Local Karate School Takes on Pandemic

One of Many Local Businesses That Has Had to Get Creative

Aidan Heroux ('21), Orbit Contributor


It’s affected our lives in ways nobody would have imagined. For Todd and Kristen Keane, the owners of the Academy of Traditional Karate in Wilmington, their business had to change almost completely as they adapted to the COVID-19 rules.

In 1989, the academy started at the Trahan Elementary School in Tewksbury, and now they reside in Wilmington. They’ve been open for 31 years. For 30 of those years, the idea that one day they might have to teach and train through a video conferencing app never occurred to them. Why would it have? But once the world began to hear stories of a new virus beginning to spread its way across the globe, the Keanes knew that they would have to act fast if they wanted to keep their business stable. First, they had made the announcement that the annual tournament would have to be postponed. Not long after on Thursday, March 12, the Keanes made the decision to switch to training over Zoom, the now well-known video conferencing software.

We slept very little, we studied at nighttime, did tutorials on what the best medium to teach online was, and we investigated all types of software

— Ms. Kristen Keane

Ms. Keane said that they made a turnaround from in-person to Zoom classes in about 24 hours. “I think one of the key things for us is we obviously followed global news stories, and were aware of… (coronavirus). It didn’t have a name at the time, but we were aware of COVID by the end of January. We had some very serious discussions about how we might handle it. Neither one of us thought that we would have a shutdown, and here we are in December.” Originally, they thought it would be only two weeks before they were back to in-person classes. “We thought it was going to be two weeks, maybe it might last a little bit longer.” said Mr. Keane. “But it just evolved.”

The Keanes worked around the clock in order to ensure their students stayed training. “We slept very little, we studied at nighttime, did tutorials on what the best medium to teach online was, and we investigated all types of software,” Ms. Keane said. “It was very fast paced.” They knew from the start that they would have to be flexible, because nobody knew how long the “shutdown” would last. “I think our team executed it really well.” she added. The staff team at the Academy did a great job at rolling with the punches, as their job went from teaching classes and working with students in person to trying to do the same thing over a video call.

Mr. Keane explained: “We had never used Zoom, and we learned more about it; we figured out the breakout rooms which allowed us to give more individual attention, which was key, and maintaining our students, and then we had the challenge of communicating what we were trying to do during that period.” Students were all over the place. Some were too young to understand what was happening or to focus. One person might be on a phone, but another person would be on a computer. The lack of consistency introduced a lot of challenges. “We lost some people because of that, but then eventually people sort of settled in and it’s now a little bit steadier.” said Mr. Keane.

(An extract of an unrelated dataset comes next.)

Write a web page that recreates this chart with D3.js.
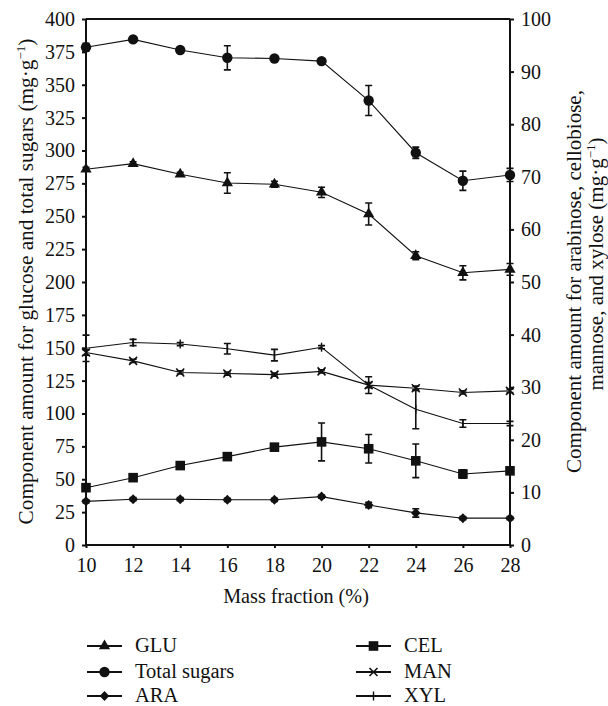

Originally, the Academy of Traditional Karate was only able to have online classes over Zoom. But through a lot of planning and preparations, eventually they were able to switch to a hybrid model, running both in-person and online classes simultaneously. The hybrid schedule began on Tuesday, July 7. But the in-person classes were vastly different from the way they had them before the COVID-19 pandemic. Now, students were spaced six feet apart, class sizes were limited, and of course, everybody had to wear a mask. No contact was allowed either, which of course is a large part of karate training. But the biggest difference? The classes were now outside, instead of inside the karate dojo. While this wasn’t a large problem during the warmer months, as the weather began to get colder, the Keanes realized they would eventually need to start doing indoor classes.

This is a really stressful time, and people look to the dojo as their haven

— Mr. Todd Keane

Strictly adhering to the COVID guidelines, they were able to develop a way of doing classes indoors. HEPA filters were set up inside the dojo, used to purify the air as an extra level of protection against COVID-19. Of course, students were still spaced out, and spaces squared off with tape were put all over the floor. The space was limiting, as karate requires a lot of movement. It may not have been perfect, but it was the best they could do. The head staff of the Academy make the call at the beginning of the day whether or not to have classes indoors or outdoors. And classes are still run online for students who may not want to come in due to the fear of exposure to the virus.

Hopefully sooner rather than later, classes can return to normal. Ms. Keane had one final comment. “We think in long terms and we think in human terms. So our perspective when we were trying to figure out what’s the best way to help everybody was ‘how do we make it work for everybody as opposed to how do we just make it work for us as a business? How do we help our community?’ This is a really stressful time, and people look to the dojo as their haven. We help people to reduce anxiety, stress, to focus, and we wanted to make sure that didn’t get cut off just because we had to be socially distant.”